For some indefinable reason, this chapel breathes more the spirit of reverence and holiness than any other in the Abbey. There is no especial beauty of decoration here, but he who can enter the solemn little room without putting up the most fervent prayer of his life must be of an unresponsive nature indeed.
He so dominates the group of tourists he conducts that they often show signs of almost human intelligence.

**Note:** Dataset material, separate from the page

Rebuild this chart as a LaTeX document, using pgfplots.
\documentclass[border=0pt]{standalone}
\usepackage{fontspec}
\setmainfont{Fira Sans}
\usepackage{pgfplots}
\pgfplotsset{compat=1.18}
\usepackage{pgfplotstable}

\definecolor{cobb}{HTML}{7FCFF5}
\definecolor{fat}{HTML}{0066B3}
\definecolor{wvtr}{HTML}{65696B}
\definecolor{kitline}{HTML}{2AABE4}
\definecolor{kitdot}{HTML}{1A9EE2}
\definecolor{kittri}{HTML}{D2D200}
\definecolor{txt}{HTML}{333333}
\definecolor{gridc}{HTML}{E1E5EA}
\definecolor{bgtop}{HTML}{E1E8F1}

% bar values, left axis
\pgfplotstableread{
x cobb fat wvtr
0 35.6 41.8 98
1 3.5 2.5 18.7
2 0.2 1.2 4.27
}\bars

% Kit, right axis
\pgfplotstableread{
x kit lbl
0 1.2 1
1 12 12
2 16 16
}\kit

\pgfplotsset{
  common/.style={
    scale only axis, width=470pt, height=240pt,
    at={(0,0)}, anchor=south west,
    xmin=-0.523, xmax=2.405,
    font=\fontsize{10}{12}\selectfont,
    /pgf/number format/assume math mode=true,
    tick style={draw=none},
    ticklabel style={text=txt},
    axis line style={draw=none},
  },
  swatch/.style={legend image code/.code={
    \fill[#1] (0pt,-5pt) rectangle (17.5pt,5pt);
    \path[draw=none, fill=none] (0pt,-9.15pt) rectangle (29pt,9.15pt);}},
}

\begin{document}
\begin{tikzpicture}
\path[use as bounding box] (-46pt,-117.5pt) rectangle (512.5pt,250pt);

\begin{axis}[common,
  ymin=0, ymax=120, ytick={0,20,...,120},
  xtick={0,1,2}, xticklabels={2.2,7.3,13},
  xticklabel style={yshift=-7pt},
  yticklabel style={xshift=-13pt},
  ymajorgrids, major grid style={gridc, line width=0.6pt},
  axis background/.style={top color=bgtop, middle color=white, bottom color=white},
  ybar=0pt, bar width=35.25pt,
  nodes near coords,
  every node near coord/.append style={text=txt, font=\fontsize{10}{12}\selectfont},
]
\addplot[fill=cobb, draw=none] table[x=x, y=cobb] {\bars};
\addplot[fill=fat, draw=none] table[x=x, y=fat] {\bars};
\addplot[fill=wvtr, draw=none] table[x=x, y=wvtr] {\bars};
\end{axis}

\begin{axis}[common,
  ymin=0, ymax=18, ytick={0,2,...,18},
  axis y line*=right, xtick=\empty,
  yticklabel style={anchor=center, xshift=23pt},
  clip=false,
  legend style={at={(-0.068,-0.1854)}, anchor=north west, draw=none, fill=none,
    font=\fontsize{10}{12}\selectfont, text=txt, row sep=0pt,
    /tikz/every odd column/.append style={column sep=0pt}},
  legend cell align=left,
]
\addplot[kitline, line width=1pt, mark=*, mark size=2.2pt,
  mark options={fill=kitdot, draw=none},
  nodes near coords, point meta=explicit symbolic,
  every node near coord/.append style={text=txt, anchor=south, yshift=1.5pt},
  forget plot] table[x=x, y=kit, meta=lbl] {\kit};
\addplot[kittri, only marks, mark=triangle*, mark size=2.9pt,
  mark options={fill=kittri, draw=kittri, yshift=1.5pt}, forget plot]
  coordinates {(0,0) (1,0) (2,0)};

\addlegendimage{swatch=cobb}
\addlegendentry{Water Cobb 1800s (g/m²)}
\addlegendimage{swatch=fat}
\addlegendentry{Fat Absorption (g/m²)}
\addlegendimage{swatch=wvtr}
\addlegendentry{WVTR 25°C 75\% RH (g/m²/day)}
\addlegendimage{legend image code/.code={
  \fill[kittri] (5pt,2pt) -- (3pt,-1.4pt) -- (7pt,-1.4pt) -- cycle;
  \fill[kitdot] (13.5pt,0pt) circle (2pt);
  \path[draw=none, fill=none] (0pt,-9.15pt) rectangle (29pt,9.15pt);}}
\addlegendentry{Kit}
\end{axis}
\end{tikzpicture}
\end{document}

It did not seem to me inharmonious to visit the Chapels of the Sanctuary in charge of a verger. The Abbey guide is also a philosopher and friend. His intoned information is pleasantly in keeping with the chiselled epitaphs, and his personality is invariably delightful; and he so dominates the group of tourists he conducts that they often show signs of almost human intelligence. The guide answers questions, not perfunctorily, but with an air of personal interest. To be sure, he passes lightly over many of the most impressive figures and proudly exhibits the fearsome Death who jabs a dart at Lady Nightingale, while her husband politely endeavors to protect her. But after becoming acquainted with the chapels one may return on free days and visit, unescorted, the tomb of Sir Francis Vere.

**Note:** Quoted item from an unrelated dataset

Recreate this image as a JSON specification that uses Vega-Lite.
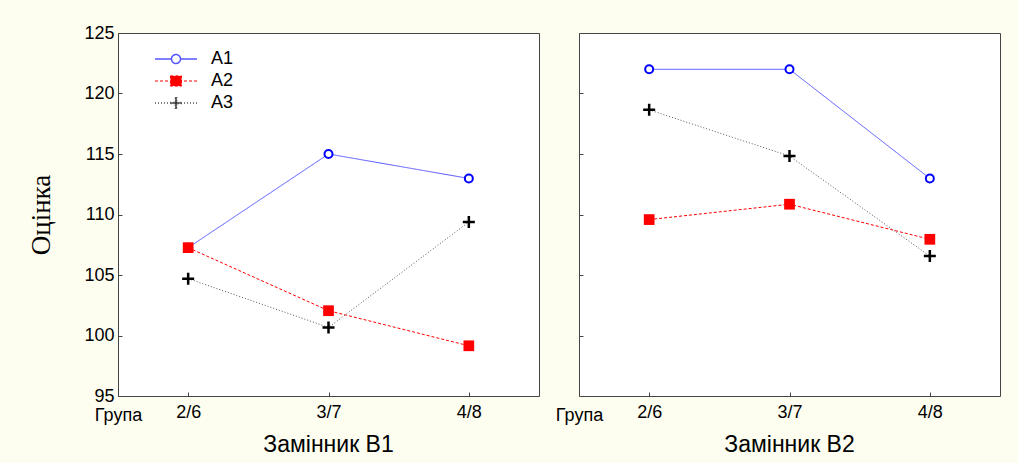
{
  "$schema": "https://vega.github.io/schema/vega-lite/v6.json",
  "background": "#fefef0",
  "padding": {"left": 27, "top": 23, "right": 18, "bottom": 5},
  "config": {
    "font": "Liberation Sans",
    "view": {"stroke": "#444444", "strokeWidth": 1, "fill": "white"},
    "axis": {
      "domain": false, "grid": false,
      "labelFont": "Liberation Sans", "labelFontSize": 18, "labelColor": "#000000",
      "tickColor": "#444444", "tickSize": -4, "tickWidth": 1,
      "titleColor": "#000000"
    },
    "title": {"font": "Liberation Sans", "fontSize": 23, "fontWeight": "normal", "color": "#000000"}
  },
  "spacing": 40,
  "bounds": "flush",
  "resolve": {"scale": {"color": "independent", "strokeDash": "independent"}},
  "hconcat": [
    {
      "width": 421, "height": 363,
      "title": {"text": "Замінник B1", "orient": "bottom", "offset": 10},
      "data": {"values": [
        {"group": "2/6", "series": "A1", "value": 107.26},
        {"group": "3/7", "series": "A1", "value": 115.0},
        {"group": "4/8", "series": "A1", "value": 112.98},
        {"group": "2/6", "series": "A2", "value": 107.26},
        {"group": "3/7", "series": "A2", "value": 102.05},
        {"group": "4/8", "series": "A2", "value": 99.15},
        {"group": "2/6", "series": "A3", "value": 104.7},
        {"group": "3/7", "series": "A3", "value": 100.67},
        {"group": "4/8", "series": "A3", "value": 109.38}
      ]},
      "encoding": {
        "x": {"field": "group", "type": "ordinal", "sort": ["2/6", "3/7", "4/8"],
          "scale": {"type": "point", "padding": 0.5},
          "axis": {"title": "Група", "titleX": 0, "titleY": 19, "titleAngle": 0, "titleAlign": "center", "titleBaseline": "middle",
            "titleFontSize": 18, "titleFontWeight": "normal", "titleFont": "Liberation Sans", "labelAngle": 0, "labelPadding": 11}},
        "y": {"field": "value", "type": "quantitative",
          "scale": {"domain": [95, 125], "nice": false, "zero": false},
          "axis": {"values": [95, 100, 105, 110, 115, 120, 125], "title": "Оцінка", "titleFont": "Liberation Serif",
            "titleFontSize": 27, "titleFontWeight": "normal", "titlePadding": 28, "labelPadding": 8}}
      },
      "layer": [
        {
          "mark": {"type": "line", "strokeWidth": 1},
          "encoding": {
            "color": {"field": "series", "type": "nominal",
              "scale": {"domain": ["A1", "A2", "A3"], "range": ["#5555ff", "#ff0000", "#555555"]},
              "legend": {
                "orient": "none", "legendX": 49, "legendY": 17, "title": null, "padding": 0,
                "symbolSize": 144, "symbolStrokeWidth": 1.5, "labelFontSize": 18, "labelColor": "#000000",
                "labelOffset": 26, "rowPadding": 4,
                "encode": {"symbols": {"update": {
                  "shape": {"signal": "datum.value === 'A1' ? 'M-3.5,0H-0.75M0.75,0H3.5M-0.75,0A0.75,0.75,0,1,0,0.75,0A0.75,0.75,0,1,0,-0.75,0Z' : datum.value === 'A2' ? 'M-3.5,0H-3M-2.67,0H-2.17M-1.83,0H-1.33M1.33,0H1.83M2.17,0H2.67M3,0H3.5M-0.92,-0.85H0.92V0.85H-0.92Z' : 'M-3.5,0H-3.33M-3,0H-2.83M-2.5,0H-2.33M-2,0H-1.83M-1.5,0H-1.33M1.33,0H1.5M1.83,0H2M2.33,0H2.5M2.83,0H3M3.33,0H3.5M-1,-0.1H-0.1V-1H0.1V-0.1H1V0.1H0.1V1H-0.1V0.1H-1Z'"},
                  "stroke": {"signal": "datum.value === 'A1' ? '#0000ff' : datum.value === 'A2' ? '#ff0000' : '#666666'"},
                  "fill": {"signal": "datum.value === 'A1' ? '#ffffff' : datum.value === 'A2' ? '#ff0000' : '#000000'"},
                  "strokeWidth": {"signal": "datum.value === 'A2' ? 1 : 1.5"},
                  "strokeDash": {"value": [1, 0]},
                  "opacity": {"value": 1}
                }}}
              }},
            "strokeDash": {"field": "series", "type": "nominal",
              "scale": {"domain": ["A1", "A2", "A3"], "range": [[1, 0], [3, 2], [1, 2]]}}
          }
        },
        {
          "transform": [{"filter": "datum.series === 'A1'"}],
          "mark": {"type": "point", "shape": "circle", "filled": true, "fill": "#ffffff", "stroke": "#0000ff", "strokeWidth": 2, "size": 64, "opacity": 1}
        },
        {
          "transform": [{"filter": "datum.series === 'A2'"}],
          "mark": {"type": "point", "shape": "square", "filled": true, "color": "#ff0000", "size": 115, "opacity": 1}
        },
        {
          "transform": [{"filter": "datum.series === 'A3'"}],
          "mark": {"type": "point", "shape": "M-1,0H1M0,-1V1", "filled": false, "stroke": "#000000", "strokeWidth": 2.5, "size": 144, "opacity": 1}
        }
      ]
    },
    {
      "width": 421, "height": 363,
      "title": {"text": "Замінник B2", "orient": "bottom", "offset": 10},
      "data": {"values": [
        {"group": "2/6", "series": "A1", "value": 122.0},
        {"group": "3/7", "series": "A1", "value": 122.0},
        {"group": "4/8", "series": "A1", "value": 112.98},
        {"group": "2/6", "series": "A2", "value": 109.58},
        {"group": "3/7", "series": "A2", "value": 110.85},
        {"group": "4/8", "series": "A2", "value": 107.95},
        {"group": "2/6", "series": "A3", "value": 118.65},
        {"group": "3/7", "series": "A3", "value": 114.83},
        {"group": "4/8", "series": "A3", "value": 106.56}
      ]},
      "encoding": {
        "x": {"field": "group", "type": "ordinal", "sort": ["2/6", "3/7", "4/8"],
          "scale": {"type": "point", "padding": 0.5},
          "axis": {"title": "Група", "titleX": 0, "titleY": 19, "titleAngle": 0, "titleAlign": "center", "titleBaseline": "middle",
            "titleFontSize": 18, "titleFontWeight": "normal", "titleFont": "Liberation Sans", "labelAngle": 0, "labelPadding": 11}},
        "y": {"field": "value", "type": "quantitative",
          "scale": {"domain": [95, 125], "nice": false, "zero": false},
          "axis": {"values": [95, 100, 105, 110, 115, 120, 125], "title": null, "labels": false}}
      },
      "layer": [
        {
          "mark": {"type": "line", "strokeWidth": 1},
          "encoding": {
            "color": {"field": "series", "type": "nominal",
              "scale": {"domain": ["A1", "A2", "A3"], "range": ["#5555ff", "#ff0000", "#555555"]}, "legend": null},
            "strokeDash": {"field": "series", "type": "nominal",
              "scale": {"domain": ["A1", "A2", "A3"], "range": [[1, 0], [3, 2], [1, 2]]}, "legend": null}
          }
        },
        {
          "transform": [{"filter": "datum.series === 'A1'"}],
          "mark": {"type": "point", "shape": "circle", "filled": true, "fill": "#ffffff", "stroke": "#0000ff", "strokeWidth": 2, "size": 64, "opacity": 1}
        },
        {
          "transform": [{"filter": "datum.series === 'A2'"}],
          "mark": {"type": "point", "shape": "square", "filled": true, "color": "#ff0000", "size": 115, "opacity": 1}
        },
        {
          "transform": [{"filter": "datum.series === 'A3'"}],
          "mark": {"type": "point", "shape": "M-1,0H1M0,-1V1", "filled": false, "stroke": "#000000", "strokeWidth": 2.5, "size": 144, "opacity": 1}
        }
      ]
    }
  ]
}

The Waxen Effigies greatly took my fancy. Hidden away in an upper room, they are well worth the extra fee which it costs to see them. The verger describes them with a show of real affection, and indeed, I felt strangely drawn to the ghastly puppets, which are, undoubtedly, very like the kings and queens they represent. William and Mary are easily lodged in a case by themselves, and their brocades and velvets and real laces are beautiful to look upon, though stiffened by age and dirt. Elizabeth is a terror, and Charles the Second a horror, but vastly fascinating in their weird dreadfulness. Again and again I returned to my waxen friends, and found that they gave me more historic atmosphere than their biographies or tombs.
Hanging round the outside of the Abbey, I one day stumbled into St. Margaret’s. The window is wonderful, of course, but I was more interested in remembering that here Mr. Pepys married the wife of whom he later naïvely chronicled:
“She finds, with reason, that in the company of other women that I love, I do not value her or mind her as I ought.”
Having seen the church where Pepys was married, I felt an impulse to visit the house where he died. But I was relieved rather than otherwise to learn that no trace of the house now remains.
And, anyway, the house where he died wasn’t the house where he made the pathetic entry in his Diary:
“Home, and, being washing day, dined upon cold meat.”